# Extracted entries
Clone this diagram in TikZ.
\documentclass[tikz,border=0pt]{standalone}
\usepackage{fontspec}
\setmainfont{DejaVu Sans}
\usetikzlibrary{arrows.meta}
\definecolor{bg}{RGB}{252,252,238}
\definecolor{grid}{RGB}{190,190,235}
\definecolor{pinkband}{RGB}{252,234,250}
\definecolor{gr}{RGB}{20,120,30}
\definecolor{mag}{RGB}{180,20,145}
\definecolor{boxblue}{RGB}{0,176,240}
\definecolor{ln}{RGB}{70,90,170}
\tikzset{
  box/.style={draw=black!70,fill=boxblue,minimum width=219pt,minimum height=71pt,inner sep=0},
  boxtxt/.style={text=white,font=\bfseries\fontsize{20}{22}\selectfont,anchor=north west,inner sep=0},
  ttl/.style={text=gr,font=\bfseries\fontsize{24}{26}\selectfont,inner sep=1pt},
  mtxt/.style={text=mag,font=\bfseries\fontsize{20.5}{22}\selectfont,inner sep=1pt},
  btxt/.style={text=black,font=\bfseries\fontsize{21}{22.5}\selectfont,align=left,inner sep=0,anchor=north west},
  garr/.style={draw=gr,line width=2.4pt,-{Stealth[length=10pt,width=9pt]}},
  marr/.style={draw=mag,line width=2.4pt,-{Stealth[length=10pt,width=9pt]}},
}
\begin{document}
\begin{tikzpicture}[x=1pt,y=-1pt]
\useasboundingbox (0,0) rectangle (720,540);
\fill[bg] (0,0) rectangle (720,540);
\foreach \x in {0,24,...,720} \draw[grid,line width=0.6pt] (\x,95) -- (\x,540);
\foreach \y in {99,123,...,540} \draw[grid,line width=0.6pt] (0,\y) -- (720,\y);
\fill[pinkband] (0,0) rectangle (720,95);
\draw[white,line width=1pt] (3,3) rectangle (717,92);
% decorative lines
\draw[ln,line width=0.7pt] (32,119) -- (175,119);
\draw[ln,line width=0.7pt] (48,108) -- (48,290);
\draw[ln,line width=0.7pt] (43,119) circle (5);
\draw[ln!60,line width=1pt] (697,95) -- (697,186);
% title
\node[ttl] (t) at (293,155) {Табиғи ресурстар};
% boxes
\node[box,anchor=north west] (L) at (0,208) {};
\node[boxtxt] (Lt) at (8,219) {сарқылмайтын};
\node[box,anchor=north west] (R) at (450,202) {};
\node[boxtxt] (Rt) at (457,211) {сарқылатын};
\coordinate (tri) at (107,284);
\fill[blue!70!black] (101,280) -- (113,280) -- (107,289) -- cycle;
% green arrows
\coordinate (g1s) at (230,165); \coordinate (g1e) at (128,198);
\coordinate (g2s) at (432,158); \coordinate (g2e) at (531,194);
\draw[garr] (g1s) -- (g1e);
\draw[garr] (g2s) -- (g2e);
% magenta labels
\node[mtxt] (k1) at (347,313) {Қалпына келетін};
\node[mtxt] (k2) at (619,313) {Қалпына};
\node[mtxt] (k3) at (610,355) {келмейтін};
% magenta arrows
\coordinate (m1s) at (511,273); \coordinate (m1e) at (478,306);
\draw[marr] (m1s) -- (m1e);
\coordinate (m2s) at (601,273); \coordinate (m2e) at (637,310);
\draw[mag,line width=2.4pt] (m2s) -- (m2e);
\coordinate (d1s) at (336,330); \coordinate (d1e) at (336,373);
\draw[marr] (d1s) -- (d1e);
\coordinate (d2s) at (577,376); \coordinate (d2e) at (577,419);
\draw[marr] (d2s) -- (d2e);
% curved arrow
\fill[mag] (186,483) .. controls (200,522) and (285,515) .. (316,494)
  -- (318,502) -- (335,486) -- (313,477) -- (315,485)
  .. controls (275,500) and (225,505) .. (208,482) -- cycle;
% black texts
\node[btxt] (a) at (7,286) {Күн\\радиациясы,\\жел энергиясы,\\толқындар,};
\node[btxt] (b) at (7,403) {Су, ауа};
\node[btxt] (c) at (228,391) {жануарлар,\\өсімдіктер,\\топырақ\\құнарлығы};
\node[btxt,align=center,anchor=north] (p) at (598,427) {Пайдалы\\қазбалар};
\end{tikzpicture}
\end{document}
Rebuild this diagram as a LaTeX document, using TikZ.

# Exercise requirements
Repeat each of the entries above precisely as given.

# Solution to the problem
Clone this diagram in TikZ.
\documentclass[tikz,border=0pt]{standalone}
\usepackage{fontspec}
\setmainfont{DejaVu Sans}
\usetikzlibrary{arrows.meta}
\definecolor{bg}{RGB}{252,252,238}
\definecolor{grid}{RGB}{190,190,235}
\definecolor{pinkband}{RGB}{252,234,250}
\definecolor{gr}{RGB}{20,120,30}
\definecolor{mag}{RGB}{180,20,145}
\definecolor{boxblue}{RGB}{0,176,240}
\definecolor{ln}{RGB}{70,90,170}
\tikzset{
  box/.style={draw=black!70,fill=boxblue,minimum width=219pt,minimum height=71pt,inner sep=0},
  boxtxt/.style={text=white,font=\bfseries\fontsize{20}{22}\selectfont,anchor=north west,inner sep=0},
  ttl/.style={text=gr,font=\bfseries\fontsize{24}{26}\selectfont,inner sep=1pt},
  mtxt/.style={text=mag,font=\bfseries\fontsize{20.5}{22}\selectfont,inner sep=1pt},
  btxt/.style={text=black,font=\bfseries\fontsize{21}{22.5}\selectfont,align=left,inner sep=0,anchor=north west},
  garr/.style={draw=gr,line width=2.4pt,-{Stealth[length=10pt,width=9pt]}},
  marr/.style={draw=mag,line width=2.4pt,-{Stealth[length=10pt,width=9pt]}},
}
\begin{document}
\begin{tikzpicture}[x=1pt,y=-1pt]
\useasboundingbox (0,0) rectangle (720,540);
\fill[bg] (0,0) rectangle (720,540);
\foreach \x in {0,24,...,720} \draw[grid,line width=0.6pt] (\x,95) -- (\x,540);
\foreach \y in {99,123,...,540} \draw[grid,line width=0.6pt] (0,\y) -- (720,\y);
\fill[pinkband] (0,0) rectangle (720,95);
\draw[white,line width=1pt] (3,3) rectangle (717,92);
% decorative lines
\draw[ln,line width=0.7pt] (32,119) -- (175,119);
\draw[ln,line width=0.7pt] (48,108) -- (48,290);
\draw[ln,line width=0.7pt] (43,119) circle (5);
\draw[ln!60,line width=1pt] (697,95) -- (697,186);
% title
\node[ttl] (t) at (293,155) {Табиғи ресурстар};
% boxes
\node[box,anchor=north west] (L) at (0,208) {};
\node[boxtxt] (Lt) at (8,219) {сарқылмайтын};
\node[box,anchor=north west] (R) at (450,202) {};
\node[boxtxt] (Rt) at (457,211) {сарқылатын};
\coordinate (tri) at (107,284);
\fill[blue!70!black] (101,280) -- (113,280) -- (107,289) -- cycle;
% green arrows
\coordinate (g1s) at (230,165); \coordinate (g1e) at (128,198);
\coordinate (g2s) at (432,158); \coordinate (g2e) at (531,194);
\draw[garr] (g1s) -- (g1e);
\draw[garr] (g2s) -- (g2e);
% magenta labels
\node[mtxt] (k1) at (347,313) {Қалпына келетін};
\node[mtxt] (k2) at (619,313) {Қалпына};
\node[mtxt] (k3) at (610,355) {келмейтін};
% magenta arrows
\coordinate (m1s) at (511,273); \coordinate (m1e) at (478,306);
\draw[marr] (m1s) -- (m1e);
\coordinate (m2s) at (601,273); \coordinate (m2e) at (637,310);
\draw[mag,line width=2.4pt] (m2s) -- (m2e);
\coordinate (d1s) at (336,330); \coordinate (d1e) at (336,373);
\draw[marr] (d1s) -- (d1e);
\coordinate (d2s) at (577,376); \coordinate (d2e) at (577,419);
\draw[marr] (d2s) -- (d2e);
% curved arrow
\fill[mag] (186,483) .. controls (200,522) and (285,515) .. (316,494)
  -- (318,502) -- (335,486) -- (313,477) -- (315,485)
  .. controls (275,500) and (225,505) .. (208,482) -- cycle;
% black texts
\node[btxt] (a) at (7,286) {Күн\\радиациясы,\\жел энергиясы,\\толқындар,};
\node[btxt] (b) at (7,403) {Су, ауа};
\node[btxt] (c) at (228,391) {жануарлар,\\өсімдіктер,\\топырақ\\құнарлығы};
\node[btxt,align=center,anchor=north] (p) at (598,427) {Пайдалы\\қазбалар};
\end{tikzpicture}
\end{document}
Rebuild this diagram as a LaTeX document, using TikZ.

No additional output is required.